1. Field of the Invention
This invention relates to the fabrication of semiconductor devices, and more specifically, to the growth of high quality oxides from the surface of a semiconductor substrate.
2. Description of Related Art
The importance of high quality oxides in the fabrication of semiconductor devices cannot be overemphasized. Many broad categories of commercial devices, such as Electrically Erasable Programmable Read-Only Memories (EEPROMS), Dynamic Random Access Memories (DRAMs), and more recently, even high-speed basic logic functions, owe their commercialization to the reproducibility of high quality, very thin oxide layers.
Major improvements in gate oxide quality have been achieved by improved cleaning techniques, the addition of HCL/TCA to the gate oxidation process, and higher purity gasses and chemicals. RCA cleaning techniques are described in "Dependence of Thin Oxide Quality on Surface Micro-Roughness" by T. Ohmi, et. al., IEEE Transactions on Electron Devices, Vol. 39, Number 3, March 1992. Other techniques have incorporated different gas (NH.sub.3, ONO, WET O.sub.2) schemes in the gate oxidation cycle other than the conventional O.sub.2 with HCL or TCA. Also considerable progress has been made with single wafer RTA gate processing, as is described in "Effect of Rapid Thermal Reoxidation on the Electrical Properties of Rapid Thermally Nitrided Thin-Gate Oxides", by A. Joshi, et. al., IEEE Transactions on Electron Devices, Vol. 39, Number 4, April 1992.
These techniques refer to "gate oxides" as in the gate of an MOS transistor, but are usually applicable to any thin (usually less than 300.ANG.) oxide. The "tunnel" oxide of an EEPROM process technology is a very thin gate oxide (usually less than 100.ANG.), with the somewhat unusual requirement that it be grown above a very heavily-doped N+ region. Oxides grown from heavily-doped substrate surfaces are generally considered to be lower in quality than those grown from more lightly doped surfaces, as would be the case for most MOS transistor processes.
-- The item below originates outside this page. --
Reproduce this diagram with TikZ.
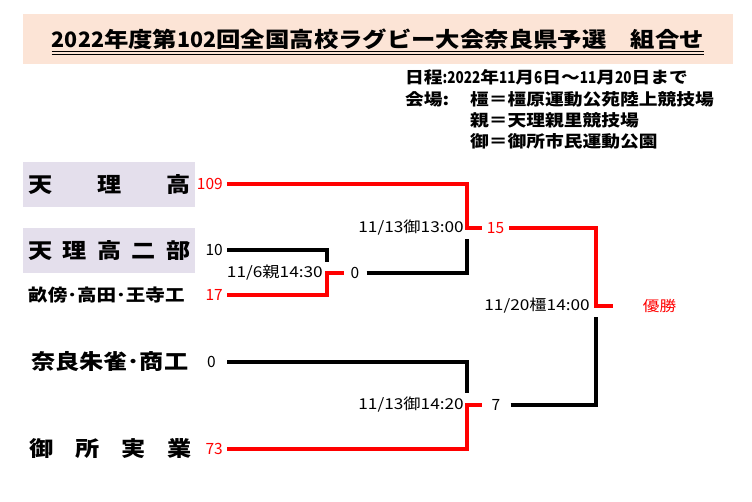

The growing and subsequent removing of a KOOI oxide is used to eliminate the remnant KOOI ribbon of nitride which forms around the active area at the LOCOS edge (or field edge) during the previous field oxidation. (Silicon nitride in a steam oxidation environment decomposes into ammonia and silicon dioxide. The ammonia diffuses down through the field oxide until reaching the silicon surface, where it reacts to form a silicon nitride, and leaving a ribbon of nitride at the silicon/silicon dioxide interface around the edge of the active area.) In a non-EEPROM CMOS process (not incorporating a tunnel oxide for EEPROM structures) the KOOI oxide is commonly used as an implant oxide for V.sub.T controlling implants, and is subsequently removed and followed by the gate oxidation and polysilicon deposition for FET's.
Unfortunately, processes adequate for fabricating devices having high quality thin oxides are generally not adequate for fabricating devices having very thin high quality oxides.